VISION 20001/1988
« zum Inhalt Freitag - Zeichen der Zeit

Erziehen - wohin?

Artikel drucken

In einer pluralistisch angelegten Gesellschaft wird Erziehung verunsichert. Eltern wissen nicht mehr, woraufhin sie denn erziehen sollen.
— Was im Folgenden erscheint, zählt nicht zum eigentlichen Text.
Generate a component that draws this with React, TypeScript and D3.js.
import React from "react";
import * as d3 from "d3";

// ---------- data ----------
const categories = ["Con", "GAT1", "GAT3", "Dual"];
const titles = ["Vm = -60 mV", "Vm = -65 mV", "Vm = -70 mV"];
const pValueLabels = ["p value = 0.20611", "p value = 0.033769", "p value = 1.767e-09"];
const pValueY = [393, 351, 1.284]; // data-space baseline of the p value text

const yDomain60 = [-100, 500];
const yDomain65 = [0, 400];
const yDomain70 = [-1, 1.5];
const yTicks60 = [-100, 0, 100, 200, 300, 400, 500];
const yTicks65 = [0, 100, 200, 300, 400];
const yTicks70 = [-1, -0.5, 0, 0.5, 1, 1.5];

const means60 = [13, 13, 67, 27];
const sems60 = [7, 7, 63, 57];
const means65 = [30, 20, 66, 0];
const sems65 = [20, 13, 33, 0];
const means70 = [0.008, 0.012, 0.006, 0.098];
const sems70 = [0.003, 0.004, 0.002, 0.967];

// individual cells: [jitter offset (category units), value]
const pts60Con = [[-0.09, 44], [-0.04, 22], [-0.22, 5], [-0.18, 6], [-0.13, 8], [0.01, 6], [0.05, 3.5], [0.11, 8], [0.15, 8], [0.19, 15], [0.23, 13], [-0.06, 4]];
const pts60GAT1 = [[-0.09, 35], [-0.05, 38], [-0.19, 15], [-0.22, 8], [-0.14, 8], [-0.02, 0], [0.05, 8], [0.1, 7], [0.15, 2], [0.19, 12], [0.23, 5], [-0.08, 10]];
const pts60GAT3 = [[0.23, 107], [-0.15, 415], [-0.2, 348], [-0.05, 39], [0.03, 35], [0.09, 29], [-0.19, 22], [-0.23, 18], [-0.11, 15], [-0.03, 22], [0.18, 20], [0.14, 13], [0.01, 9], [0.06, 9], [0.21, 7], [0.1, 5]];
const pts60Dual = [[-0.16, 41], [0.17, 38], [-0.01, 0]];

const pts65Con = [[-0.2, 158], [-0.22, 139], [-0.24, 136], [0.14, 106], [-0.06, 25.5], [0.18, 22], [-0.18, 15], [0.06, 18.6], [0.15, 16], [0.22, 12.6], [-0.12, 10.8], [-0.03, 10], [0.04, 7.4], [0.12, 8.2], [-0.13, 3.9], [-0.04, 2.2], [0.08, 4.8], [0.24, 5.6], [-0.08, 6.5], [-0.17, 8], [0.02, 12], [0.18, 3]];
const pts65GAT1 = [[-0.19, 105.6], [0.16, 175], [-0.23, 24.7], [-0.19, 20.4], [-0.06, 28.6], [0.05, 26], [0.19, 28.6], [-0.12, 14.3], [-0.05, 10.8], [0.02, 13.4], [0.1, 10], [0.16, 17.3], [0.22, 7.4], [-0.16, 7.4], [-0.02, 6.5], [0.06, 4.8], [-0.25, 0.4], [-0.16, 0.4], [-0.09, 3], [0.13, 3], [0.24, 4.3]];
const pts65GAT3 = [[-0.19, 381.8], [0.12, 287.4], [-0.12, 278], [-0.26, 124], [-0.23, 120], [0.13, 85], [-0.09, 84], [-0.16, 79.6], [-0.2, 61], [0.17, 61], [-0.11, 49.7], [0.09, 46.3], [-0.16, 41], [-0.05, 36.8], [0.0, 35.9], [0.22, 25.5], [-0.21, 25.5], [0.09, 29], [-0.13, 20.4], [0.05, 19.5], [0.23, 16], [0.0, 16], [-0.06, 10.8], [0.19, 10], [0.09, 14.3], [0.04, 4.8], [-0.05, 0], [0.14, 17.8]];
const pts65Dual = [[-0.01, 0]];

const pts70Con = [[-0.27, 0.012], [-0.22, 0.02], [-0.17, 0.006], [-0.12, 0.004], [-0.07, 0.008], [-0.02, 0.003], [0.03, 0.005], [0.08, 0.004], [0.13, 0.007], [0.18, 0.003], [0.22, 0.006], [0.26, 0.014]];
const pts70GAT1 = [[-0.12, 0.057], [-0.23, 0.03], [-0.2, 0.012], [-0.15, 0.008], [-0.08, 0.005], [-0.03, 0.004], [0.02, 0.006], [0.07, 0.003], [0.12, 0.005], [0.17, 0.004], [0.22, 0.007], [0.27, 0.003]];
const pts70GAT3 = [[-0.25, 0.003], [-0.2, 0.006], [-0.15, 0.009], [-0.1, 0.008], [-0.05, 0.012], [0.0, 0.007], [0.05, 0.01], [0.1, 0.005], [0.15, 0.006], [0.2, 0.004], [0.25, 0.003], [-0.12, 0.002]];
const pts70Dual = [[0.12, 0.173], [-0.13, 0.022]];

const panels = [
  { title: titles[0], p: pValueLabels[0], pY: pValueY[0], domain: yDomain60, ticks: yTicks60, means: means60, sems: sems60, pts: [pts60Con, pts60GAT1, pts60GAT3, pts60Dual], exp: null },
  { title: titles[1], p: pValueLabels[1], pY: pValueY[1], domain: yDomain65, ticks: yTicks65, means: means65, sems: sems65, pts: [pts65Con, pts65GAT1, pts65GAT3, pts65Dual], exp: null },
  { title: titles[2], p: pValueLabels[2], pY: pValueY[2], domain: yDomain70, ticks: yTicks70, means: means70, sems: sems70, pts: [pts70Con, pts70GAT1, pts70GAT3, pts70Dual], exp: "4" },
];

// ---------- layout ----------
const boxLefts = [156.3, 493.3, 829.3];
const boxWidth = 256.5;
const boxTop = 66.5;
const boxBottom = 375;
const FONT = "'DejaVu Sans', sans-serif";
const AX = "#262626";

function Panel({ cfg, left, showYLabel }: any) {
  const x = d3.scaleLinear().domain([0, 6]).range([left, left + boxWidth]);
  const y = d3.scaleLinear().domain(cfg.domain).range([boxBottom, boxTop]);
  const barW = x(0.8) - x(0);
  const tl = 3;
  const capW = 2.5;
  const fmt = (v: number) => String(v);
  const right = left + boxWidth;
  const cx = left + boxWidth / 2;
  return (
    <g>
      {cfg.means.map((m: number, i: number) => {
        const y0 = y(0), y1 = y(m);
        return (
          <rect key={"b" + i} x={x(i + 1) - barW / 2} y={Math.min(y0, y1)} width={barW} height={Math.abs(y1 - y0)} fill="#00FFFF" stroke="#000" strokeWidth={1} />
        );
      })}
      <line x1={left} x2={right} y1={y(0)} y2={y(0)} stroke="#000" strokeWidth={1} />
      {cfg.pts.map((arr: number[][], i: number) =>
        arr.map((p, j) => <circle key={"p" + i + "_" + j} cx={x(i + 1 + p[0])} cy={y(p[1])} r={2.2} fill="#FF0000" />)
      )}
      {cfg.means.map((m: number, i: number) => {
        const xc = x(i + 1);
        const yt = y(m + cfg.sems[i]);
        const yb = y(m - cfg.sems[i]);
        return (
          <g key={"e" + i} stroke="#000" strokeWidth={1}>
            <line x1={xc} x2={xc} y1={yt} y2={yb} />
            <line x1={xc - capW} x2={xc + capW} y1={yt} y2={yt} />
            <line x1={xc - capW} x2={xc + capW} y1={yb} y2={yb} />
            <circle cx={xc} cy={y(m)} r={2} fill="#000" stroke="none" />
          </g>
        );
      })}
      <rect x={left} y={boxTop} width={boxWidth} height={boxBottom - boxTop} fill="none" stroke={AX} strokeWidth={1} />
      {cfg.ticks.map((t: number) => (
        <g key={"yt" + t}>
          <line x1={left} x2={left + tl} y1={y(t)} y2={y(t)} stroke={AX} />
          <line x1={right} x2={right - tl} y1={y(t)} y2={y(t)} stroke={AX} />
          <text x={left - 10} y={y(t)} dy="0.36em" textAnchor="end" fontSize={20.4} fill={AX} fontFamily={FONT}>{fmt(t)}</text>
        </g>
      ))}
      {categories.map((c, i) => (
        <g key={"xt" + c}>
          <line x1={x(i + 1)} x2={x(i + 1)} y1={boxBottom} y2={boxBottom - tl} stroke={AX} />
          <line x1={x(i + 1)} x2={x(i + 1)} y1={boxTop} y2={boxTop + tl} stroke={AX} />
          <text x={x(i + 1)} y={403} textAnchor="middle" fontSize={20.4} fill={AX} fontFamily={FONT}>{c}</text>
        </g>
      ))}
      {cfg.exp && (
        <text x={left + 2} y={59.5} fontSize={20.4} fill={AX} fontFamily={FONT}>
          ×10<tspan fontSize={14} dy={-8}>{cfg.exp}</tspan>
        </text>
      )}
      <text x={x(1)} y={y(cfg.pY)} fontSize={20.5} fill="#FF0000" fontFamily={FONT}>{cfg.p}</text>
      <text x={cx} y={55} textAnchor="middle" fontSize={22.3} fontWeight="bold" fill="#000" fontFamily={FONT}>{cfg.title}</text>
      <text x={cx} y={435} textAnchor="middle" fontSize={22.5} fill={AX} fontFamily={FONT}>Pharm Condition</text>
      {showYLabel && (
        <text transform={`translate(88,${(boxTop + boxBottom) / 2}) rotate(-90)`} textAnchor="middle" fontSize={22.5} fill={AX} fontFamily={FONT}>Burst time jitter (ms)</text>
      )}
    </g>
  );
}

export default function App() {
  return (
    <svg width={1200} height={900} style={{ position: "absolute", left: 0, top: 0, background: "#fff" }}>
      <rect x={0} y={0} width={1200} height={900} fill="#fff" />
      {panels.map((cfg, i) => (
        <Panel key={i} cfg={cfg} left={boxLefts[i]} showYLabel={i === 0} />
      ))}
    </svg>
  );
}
Um ein durchaus aktuelles Beispiel zu gebrauchen: Sollen sie ihren Kindern eine gewisse Enthaltsamkeit auferlegen, die die geschlechtliche Begegnung auf jeden Fall an das Erlebnis wirklicher Liebe bindet, oder sollen sie, wie manche dem Zeitgeist angepaßte Redner propagieren, möglichst viel und möglichst früh zu sexuellen Kontakten angeregt werden, weil das der Selbstverwirklichung besonders förderlich sei?

Die Schulen als öffentliche Anstalten des Staates haben in der pluralistischen Gesellschaft vielfach auf Erziehung ganz verzichtet. Sie konzentrieren sich auf Wissensvermittlung. Es ist einer der großen Irrtümer, daß die pluralistische Gesellschaft wertfrei sei. Das Gegenteil ist der Fall. Pluralistische Gesellschaft ist nicht denkbar ohne Toleranz, ohne Anerkennung personaler Freiheit. Im Grunde genommen, ist sie nicht denkbar ohne den radikalen Anspruch der Person, in ihrer Würde als Zweck seiner selbst anerkannt zu werden. Wo diese Grundwerte nicht anerkannt werden, da verkommt eine freie, pluralistische Gesellschaft zur Anarchie und schließlich zur Diktatur. Der Mensch wird im Verweigern einer wirklichen Erziehung Ideologien in die Arme getrieben, die nur darauf warten, ihn bevormunden zu können.